Overview of Walmart's History and Mission Statement

Walmart Wants to Save You Money

Walmart shopping cart
Joe Raedle/Staff/Getty Images

Sam Walton opened Walton's 5&10 in Bentonville, Arkansas on May 9, 1950. The first store to officially bear the Walmart name opened in Rogers, Arkansas in 1962. It was financed 95 percent by Sam Walton himself. He was 44 years old at the time. 

Walmart's History 

Walton was known as "Mr. Sam" throughout his tenure at the helm of his empire. His mission statement for the first Walmart in Rogers was "The lowest prices anytime, anywhere." The concept worked because Walton and his family were the proud owners of 24 stores within just the next five years, achieving $12.7 million in sales.

Two years later, the company incorporated as "Wal-Mart Stores, Inc." 

But Walton wasn't done yet. He wanted his stores in the national spotlight. Walmart went public in 1970 with shares offered at $16.50. By 1972, Wal-Mart Stores, Inc. had 51 stores and sales of $78 million. This increased to 276 stores and $1 billion in annual sales by the 1980s. Walmart opened the first Sam's Club in Oklahoma in 1983, and the first Walmart Supercenter opened in Missouri five years later. It was the #1 retailer in the country by 1990. 

Sam Walton died in 1992 at the age of 74. Walmart's headquarters are still located in Bentonville, Arkansas where he started it all.

The Mission Statement and Purpose of Wal-Mart (WMT)

Wal-Mart's currently advertised mission statement and its advertising slogan are the same: "We save people money so they can live better." 

In addition to this mission statement, the company looks to its founder for the company's "purpose." When he received the Presidential Medal of Freedom from President George H.W.

Bush in 1992 shortly before his death, Sam Walton said upon accepting the award:

“If we work together, we’ll lower the cost of living for everyone…we’ll give the world an opportunity to see what it’s like to save and have a better life.”

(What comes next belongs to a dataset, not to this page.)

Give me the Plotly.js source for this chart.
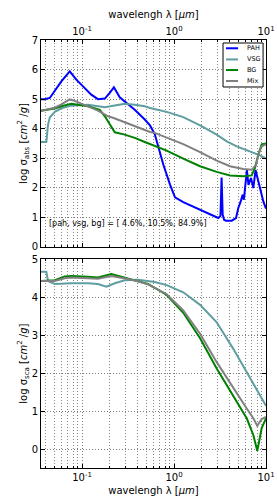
<!DOCTYPE html>
<html>
<head>
<meta charset="utf-8">
<script src="https://cdn.plot.ly/plotly-3.0.1.min.js"></script>
<style>html,body{margin:0;padding:0;background:#fff;}#chart{width:277px;height:504px;}</style>
</head>
<body>
<div id="chart"></div>
<script>
// ---- data ----
// top panel: log absorption cross-section
const wlPah = [0.0358, 0.0393, 0.0446, 0.0505, 0.0596, 0.0735, 0.0867, 0.1025, 0.126, 0.149, 0.177, 0.200, 0.222, 0.257, 0.303, 0.374, 0.481, 0.548, 0.617, 0.649, 0.766, 0.905, 1.025, 1.26, 1.92, 3.03, 3.2, 3.29, 3.38, 3.5, 3.67, 4.24, 4.72, 5.0, 5.31, 5.58, 5.75, 5.91, 6.2, 6.45, 6.87, 7.28, 7.7, 8.25, 8.61, 9.35, 10.0];
const absPah = [5.0, 5.0, 5.04, 5.27, 5.6, 5.94, 5.66, 5.43, 5.15, 5.0, 5.02, 5.21, 5.4, 5.06, 4.87, 4.64, 4.31, 4.11, 3.82, 3.57, 2.78, 2.11, 1.68, 1.52, 1.26, 0.98, 1.05, 2.35, 1.1, 0.92, 0.89, 0.89, 0.98, 1.32, 1.54, 1.77, 1.6, 2.05, 2.6, 2.1, 2.33, 1.99, 2.6, 2.22, 1.95, 1.54, 1.3];

const wlVsg = [0.0358, 0.0409, 0.0427, 0.0446, 0.0505, 0.0596, 0.0765, 0.116, 0.177, 0.227, 0.291, 0.374, 0.481, 0.548, 0.833, 1.26, 1.92, 2.91, 3.74, 4.81, 6.70, 8.61, 10.0];
const absVsg = [3.55, 3.55, 4.14, 4.38, 4.57, 4.69, 4.78, 4.81, 4.73, 4.78, 4.84, 4.81, 4.76, 4.70, 4.57, 4.39, 4.11, 3.80, 3.57, 3.40, 3.24, 3.10, 2.99];

const wlBg = [0.0358, 0.0505, 0.0596, 0.0765, 0.116, 0.156, 0.177, 0.200, 0.227, 0.291, 0.374, 0.481, 0.548, 0.617, 0.833, 1.26, 1.92, 2.91, 4.06, 5.67, 6.99, 7.59, 8.25, 8.98, 10.0];
const absBg = [4.61, 4.68, 4.76, 4.84, 4.76, 4.64, 4.42, 4.14, 3.88, 3.80, 3.69, 3.55, 3.48, 3.40, 3.26, 2.99, 2.73, 2.54, 2.42, 2.39, 2.42, 2.67, 3.12, 3.47, 3.50];

const wlMix = [0.0358, 0.0505, 0.0596, 0.0735, 0.0833, 0.116, 0.149, 0.192, 0.217, 0.291, 0.406, 0.548, 0.617, 0.833, 1.26, 1.92, 2.91, 4.06, 5.67, 6.99, 7.79, 8.25, 8.98, 10.0];
const absMix = [4.61, 4.71, 4.82, 4.99, 4.94, 4.76, 4.61, 4.42, 4.37, 4.22, 4.05, 3.89, 3.86, 3.71, 3.48, 3.21, 2.92, 2.73, 2.64, 2.61, 2.78, 3.12, 3.40, 3.48];

// bottom panel: log scattering cross-section
const wlVsgSca = [0.0358, 0.0409, 0.0427, 0.0505, 0.0765, 0.116, 0.149, 0.184, 0.227, 0.291, 0.406, 0.548, 0.617, 0.833, 1.26, 1.92, 2.91, 4.41, 6.70, 8.61, 10.0];
const scaVsg = [4.67, 4.67, 4.43, 4.35, 4.37, 4.37, 4.35, 4.28, 4.37, 4.45, 4.46, 4.42, 4.40, 4.32, 4.13, 3.80, 3.34, 2.64, 1.86, 1.42, 1.14];

const wlSca = [0.0358, 0.0505, 0.0648, 0.0765, 0.116, 0.149, 0.208, 0.246, 0.316, 0.406, 0.521, 0.617, 0.833, 1.26, 1.92, 2.91, 4.41, 6.17, 7.28, 8.04, 8.98, 10.0];
const scaBg = [4.43, 4.45, 4.55, 4.56, 4.54, 4.52, 4.61, 4.56, 4.49, 4.43, 4.35, 4.25, 4.06, 3.59, 2.92, 2.12, 1.38, 0.81, 0.37, -0.05, 0.55, 0.81];
const scaMix = [4.43, 4.43, 4.50, 4.52, 4.50, 4.49, 4.56, 4.53, 4.48, 4.42, 4.34, 4.25, 4.08, 3.65, 3.04, 2.29, 1.60, 1.07, 0.81, 0.61, 0.79, 0.85];

const seriesNames = ['PAH', 'VSG', 'BG', 'Mix'];
const seriesColors = ['#0000ff', '#5f9ea0', '#008000', '#808080'];
const xTickVals = [0.1, 1, 10];
const xTickText = ['10<sup>-1</sup>', '10<sup>0</sup>', '10<sup>1</sup>'];
const xMinorVals = [0.04,0.05,0.06,0.07,0.08,0.09,0.2,0.3,0.4,0.5,0.6,0.7,0.8,0.9,2,3,4,5,6,7,8,9];
const massFractionText = '[pah, vsg, bg] = [ 4.6%, 10.5%, 84.9%]';
const xMin = 0.0358, xMax = 10;

// ---- traces ----
const lw = 2;
function tr(x, y, i, xa, ya) {
  return {x: x, y: y, type: 'scatter', mode: 'lines', name: seriesNames[i],
    line: {color: seriesColors[i], width: lw}, xaxis: xa, yaxis: ya, showlegend: false, hoverinfo: 'skip'};
}
const data = [
  tr(wlPah, absPah, 0, 'x', 'y'),
  tr(wlVsg, absVsg, 1, 'x', 'y'),
  tr(wlBg, absBg, 2, 'x', 'y'),
  tr(wlMix, absMix, 3, 'x', 'y'),
  tr(wlVsgSca, scaVsg, 1, 'x2', 'y2'),
  tr(wlSca, scaBg, 2, 'x2', 'y2'),
  tr(wlSca, scaMix, 3, 'x2', 'y2')
];

const font = {family: 'DejaVu Sans', size: 10, color: '#000'};
const gridStyle = {showgrid: true, gridcolor: '#444', griddash: '1px,2px', gridwidth: 0.7};
function xAxis(side, anchor) {
  return Object.assign({
    type: 'log', range: [Math.log10(xMin), Math.log10(xMax)], side: side, anchor: anchor,
    tickmode: 'array', tickvals: xTickVals, ticktext: xTickText,
    ticks: 'inside', ticklen: 4, tickcolor: '#000', showline: true, linecolor: '#000', linewidth: 1, mirror: 'ticks',
    zeroline: false, automargin: false, tickfont: font,
    minor: {tickmode: 'array', tickvals: xMinorVals, ticks: 'inside', ticklen: 2, tickcolor: '#000',
            showgrid: true, gridcolor: '#555', griddash: '1px,2px', gridwidth: 0.7},
    title: {text: 'wavelengh λ [<i>μm</i>]', font: font, standoff: 4}
  }, gridStyle);
}
function yAxis(domain, range, vals, anchor, titleText) {
  return Object.assign({
    domain: domain, range: range, anchor: anchor, tickmode: 'array', tickvals: vals,
    ticks: 'inside', ticklen: 4, tickcolor: '#000', showline: true, linecolor: '#000', linewidth: 1, mirror: 'ticks',
    zeroline: false, automargin: false, tickfont: font,
    title: {text: titleText, font: font, standoff: 2}
  }, gridStyle);
}

// compact legend box in the top panel (axis-domain coordinates)
const legBox = {x0: 0.809, x1: 0.987, y0: 0.773, y1: 0.9855};
const legRowsY = [0.960, 0.906, 0.855, 0.802];
const legLineX = [0.822, 0.876];
const legTextX = 0.905;
const shapes = [{type: 'rect', xref: 'x domain', yref: 'y domain', x0: legBox.x0, x1: legBox.x1, y0: legBox.y0, y1: legBox.y1,
  line: {color: '#000', width: 1}, fillcolor: '#fff', layer: 'above'}];
const annotations = [{
  text: massFractionText, xref: 'x domain', yref: 'y', x: 0.027, y: 0.78,
  xanchor: 'left', yanchor: 'middle', showarrow: false,
  font: {family: 'DejaVu Sans', size: 8, color: '#000'}
}];
seriesNames.forEach(function(name, i) {
  shapes.push({type: 'line', xref: 'x domain', yref: 'y domain', x0: legLineX[0], x1: legLineX[1],
    y0: legRowsY[i], y1: legRowsY[i], line: {color: seriesColors[i], width: lw}, layer: 'above'});
  annotations.push({text: name, xref: 'x domain', yref: 'y domain', x: legTextX, y: legRowsY[i],
    xanchor: 'left', yanchor: 'middle', showarrow: false,
    font: {family: 'DejaVu Sans', size: 6.5, color: '#000'}});
});

const layout = {
  width: 277, height: 504,
  margin: {l: 41, r: 11, t: 40, b: 36},
  paper_bgcolor: '#fff', plot_bgcolor: '#fff',
  font: font,
  showlegend: false,
  xaxis: xAxis('top', 'y'),
  yaxis: yAxis([0.5164, 1], [0, 7], [0,1,2,3,4,5,6,7], 'x', 'log σ<sub>abs</sub> [<i>cm</i><sup>2</sup> /<i>g</i>]'),
  xaxis2: xAxis('bottom', 'y2'),
  yaxis2: yAxis([0, 0.4876], [-0.5, 5], [0,1,2,3,4,5], 'x2', 'log σ<sub>sca</sub> [<i>cm</i><sup>2</sup> /<i>g</i>]'),
  shapes: shapes,
  annotations: annotations
};

Plotly.newPlot('chart', data, layout, {staticPlot: true, displayModeBar: false});
</script>
</body>
</html>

Policies, Principles, and Rules

Walmart has developed some unique policies, principles, rules, processes and procedures over the years which form the store's corporate culture:

  • Open Door Policy: Managers' doors are open to employees at all levels
  • Sundown Rule: Answering employee, customer and supplier questions on the same day the questions are received
  • Grass Roots Process: Capturing suggestions and ideas from the sales floor and front lines
  • 3 Basic Beliefs and Values: Respect for the individual, service to our customers, and striving for excellence
  • The 10-Foot Rule: Making eye contact, greeting and offering help to customers who come within 10 feet
  • Servant Leadership: Leaders are in service to their team
  • The Wal-Mart Cheer: An actual structured chant that was created by founder Sam Walton to lift morale every morning. He got the idea after visiting a Korean manufacturing facility in 1975. 

Walmart pledged to sink $2.7 million into its workforce over a two-year period in 2015. The initiative included training programs for employees and a minimum wage hike to $9 an hour.